On se situe dans un contexte où on cherche davantage à définir son identité. Beaucoup de gens disent : « on a connu un impérialisme venu d’ailleurs, on ne veut plus de ca, on veut retrouver les nôtres ». C’est vrai sur le plan chrétien, et protestant. Il y a deux écueils à éviter. Maintenir telles quelles les structures anciennes venues d’Europe n’est pas une solution, mais vouloir s’en débarrasser en invoquant des traditions purement africaines (l’Egypte ancienne etc.) est illusoire aussi. Ce qui se passe, c’est que nous avons des structures, certes venues d’ailleurs, mais qui sont en place, et qui sont profondément devenues les nôtres. La langue française fait partie de cette réappropriation. A partir de cette praxis congolaise, nous pouvons développer de manière tout à fait endogène ce qui est nôtre. Nous prenons des éléments positifs de nos traditions propres, et de ce qui est venu d’ailleurs.

Dans cette synthèse congolaise, j’insiste pour terminer sur le rôle des femmes.
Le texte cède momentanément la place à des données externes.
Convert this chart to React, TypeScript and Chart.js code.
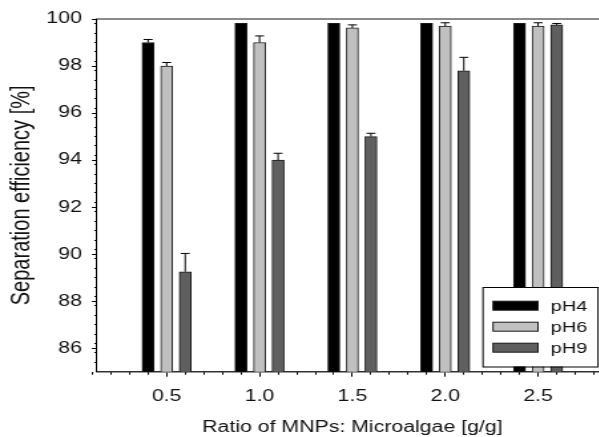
import { useEffect, useRef } from "react";
import { Chart, registerables } from "chart.js";

Chart.register(...registerables);

// ---- data ----
const RATIOS = [0.5, 1.0, 1.5, 2.0, 2.5];
const X_TICK_LABELS = ["0.5", "1.0", "1.5", "2.0", "2.5"];
const Y_TICKS = [86, 88, 90, 92, 94, 96, 98, 100];
const Y_TICK_LABELS = ["86", "88", "90", "92", "94", "96", "98", "100"];
const SERIES_LABELS = ["pH4", "pH6", "pH9"];
const PH4 = [99.0, 99.82, 99.82, 99.82, 99.82];
const PH4_ERR = [0.13, 0, 0, 0, 0];
const PH6 = [98.0, 99.0, 99.62, 99.7, 99.7];
const PH6_ERR = [0.15, 0.28, 0.13, 0.14, 0.14];
const PH9 = [89.25, 94.0, 95.0, 97.8, 99.75];
const PH9_ERR = [0.78, 0.29, 0.14, 0.57, 0.06];
const X_TITLE = "Ratio of MNPs: Microalgae [g/g]";
const Y_TITLE = "Separation efficiency [%]";

const X_MIN = 0.125;
const X_MAX = 2.875;
const Y_MIN = 85;
const Y_MAX = 100;

// ---- layout / style ----
const S = 1.33; // horizontal stretch of the original figure
const W = 470;
const H = 437;
const FONT = "'Liberation Sans', Arial, Helvetica, sans-serif";
const COLORS = ["#000000", "#c0c0c0", "#5f5f5f"];

function minorTicks(min: number, max: number, step: number, majorStep: number) {
  const out: number[] = [];
  const n = Math.round((max - min) / step);
  for (let k = 0; k <= n; k++) {
    const v = Math.round((min + k * step) * 1000) / 1000;
    const r = v / majorStep;
    if (Math.abs(r - Math.round(r)) < 1e-6) continue;
    if (v <= min || v >= max) continue;
    out.push(v);
  }
  return out;
}

export default function App() {
  const ref = useRef<HTMLCanvasElement | null>(null);

  useEffect(() => {
    if (!ref.current) return;
    const values = [PH4, PH6, PH9];
    const errs = [PH4_ERR, PH6_ERR, PH9_ERR];

    const errorAndLegend = {
      id: "errorAndLegend",
      afterDatasetsDraw(chart: any) {
        const ctx = chart.ctx;
        const yScale = chart.scales.y;
        ctx.save();
        ctx.strokeStyle = "#000";
        ctx.lineWidth = 1;
        values.forEach((vals, d) => {
          const meta = chart.getDatasetMeta(d);
          vals.forEach((v, i) => {
            const e = errs[d][i];
            if (!e) return;
            const bar = meta.data[i];
            const x = bar.x;
            const y1 = yScale.getPixelForValue(v);
            const y2 = yScale.getPixelForValue(v + e);
            const cw = 9 / S / 2;
            ctx.beginPath();
            ctx.moveTo(x, y1);
            ctx.lineTo(x, y2);
            ctx.moveTo(x - cw, y2);
            ctx.lineTo(x + cw, y2);
            ctx.stroke();
          });
        });
        // legend box
        const bx = 483 / S;
        const bw = 598 / S - bx;
        const by = 287;
        const bh = 366.5 - by;
        ctx.fillStyle = "#ffffff";
        ctx.fillRect(bx, by, bw, bh);
        ctx.strokeStyle = "#000";
        ctx.lineWidth = 1;
        ctx.strokeRect(bx, by + 0.5, bw, bh);
        ctx.font = `15px ${FONT}`;
        ctx.textBaseline = "middle";
        ctx.textAlign = "left";
        chart.data.datasets.forEach((ds: any, d: number) => {
          const cy = 305.7 + d * 21;
          const sx = 493 / S;
          const sw = 538 / S - sx;
          ctx.fillStyle = ds.backgroundColor;
          ctx.fillRect(sx, cy - 4.5, sw, 9);
          ctx.strokeStyle = "#1a1a1a";
          ctx.strokeRect(sx, cy - 4.5, sw, 9);
          ctx.fillStyle = "#111";
          ctx.fillText(ds.label, 550.7 / S, cy + 1);
        });
        ctx.restore();
      },
    };

    const chart = new Chart(ref.current, {
      type: "bar",
      data: {
        datasets: SERIES_LABELS.map((label, d) => ({
          label,
          data: RATIOS.map((x, i) => ({ x, y: values[d][i] })),
          backgroundColor: COLORS[d],
          borderColor: "#1a1a1a",
          borderWidth: 1,
          barThickness: "flex" as any,
          categoryPercentage: 0.6,
          barPercentage: 0.645,
          xAxisID: "x",
          yAxisID: "y",
        })),
      },
      options: {
        animation: false,
        responsive: false,
        events: [],
        layout: { padding: { left: 0, right: W - 607.75 / S, top: 19, bottom: 0 } },
        plugins: { legend: { display: false }, tooltip: { enabled: false } },
        scales: {
          xMinor: {
            type: "linear",
            position: "bottom",
            weight: -10,
            min: X_MIN,
            max: X_MAX,
            offset: false,
            afterBuildTicks: (s: any) => {
              s.ticks = minorTicks(0, 3, 0.1, 0.5).map((value) => ({ value }));
            },
            afterFit: (s: any) => {
              s.height = 0;
            },
            ticks: { display: false, autoSkip: false },
            grid: { drawOnChartArea: false, drawTicks: true, tickLength: 3, tickColor: "#000", offset: false },
            border: { display: false },
          },
          x: {
            type: "linear",
            position: "bottom",
            weight: 0,
            min: X_MIN,
            max: X_MAX,
            offset: false,
            afterBuildTicks: (s: any) => {
              s.ticks = RATIOS.map((value) => ({ value }));
            },
            afterFit: (s: any) => {
              s.height = H - 371.7;
            },
            ticks: {
              autoSkip: false,
              maxRotation: 0,
              padding: 10.5,
              color: "#111",
              font: { family: FONT, size: 16 },
              callback: (_v: any, i: number) => X_TICK_LABELS[i],
            },
            grid: { drawOnChartArea: false, tickLength: 5, tickColor: "#000", offset: false },
            border: { display: true, color: "#333", width: 1.5 },
            title: {
              display: true,
              text: X_TITLE,
              color: "#111",
              font: { family: FONT, size: 16 },
              padding: { top: 2.4, bottom: 0 },
            },
          },
          xTop: {
            type: "linear",
            position: "top",
            min: X_MIN,
            max: X_MAX,
            afterFit: (s: any) => {
              s.height = 0;
            },
            ticks: { display: false },
            grid: { drawOnChartArea: false, drawTicks: false },
            border: { display: true, color: "#8a8a8a", width: 2 },
          },
          yMinor: {
            type: "linear",
            position: "left",
            weight: -10,
            min: Y_MIN,
            max: Y_MAX,
            afterBuildTicks: (s: any) => {
              s.ticks = minorTicks(85, 100, 0.4, 2).map((value) => ({ value }));
            },
            afterFit: (s: any) => {
              s.width = 0;
            },
            ticks: { display: false, autoSkip: false },
            grid: { drawOnChartArea: false, drawTicks: true, tickLength: 2, tickColor: "#000" },
            border: { display: false },
          },
          y: {
            type: "linear",
            position: "left",
            weight: 0,
            min: Y_MIN,
            max: Y_MAX,
            afterBuildTicks: (s: any) => {
              s.ticks = Y_TICKS.map((value) => ({ value }));
            },
            afterFit: (s: any) => {
              s.width = 97 / S;
            },
            ticks: {
              autoSkip: false,
              padding: 7.6,
              color: "#111",
              font: { family: FONT, size: 16 },
              callback: (_v: any, i: number) => Y_TICK_LABELS[i],
            },
            grid: { drawOnChartArea: false, tickLength: 3.8, tickColor: "#000" },
            border: { display: true, color: "#000", width: 1 },
            title: {
              display: true,
              text: Y_TITLE,
              color: "#111",
              font: { family: FONT, size: 20 },
              padding: { top: 4.5, bottom: 0 },
            },
          },
        },
      },
      plugins: [errorAndLegend],
    } as any);

    return () => chart.destroy();
  }, []);

  return (
    <div
      style={{
        position: "fixed",
        left: 0,
        top: 0,
        width: 599,
        height: 437,
        overflow: "hidden",
        background: "#fff",
      }}
    >
      <div style={{ transform: `scaleX(${S})`, transformOrigin: "0 0", width: W, height: H }}>
        <canvas ref={ref} width={W} height={H} style={{ width: W, height: H, display: "block" }} />
      </div>
    </div>
  );
}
Dans mon approche théologique de Marie, j’ai été amené à réévaluer son rôle, que les protestants rabaissent parfois trop. La figure biblique de Marie a du poids. Ce n’est pas une déesse, mais sa piété de femme est un exemple. Dans ce pays, beaucoup de femmes ont des responsabilités, y compris politiques. Dans mon union d’Eglises (la CEBIE), elles ont des postes en vue. Dans la prise en charge de la souffrance humaine ici au Congo, elles sont à écouter.

(1) Voir « Emeritat du professeur Mushila Nyamankank, l’homme d’Itunda, sa personne et son oeuvre », actes des journées scientifiques organisées les 18-20 novembre 2010″, Revue Congolaise de Théologie Protestante, n°22, 2010 (218p).

(2) N.Mushila, Credo 2, Ebauche de pensée sociale, Kinshasa, Media Paul, 2014, p.15.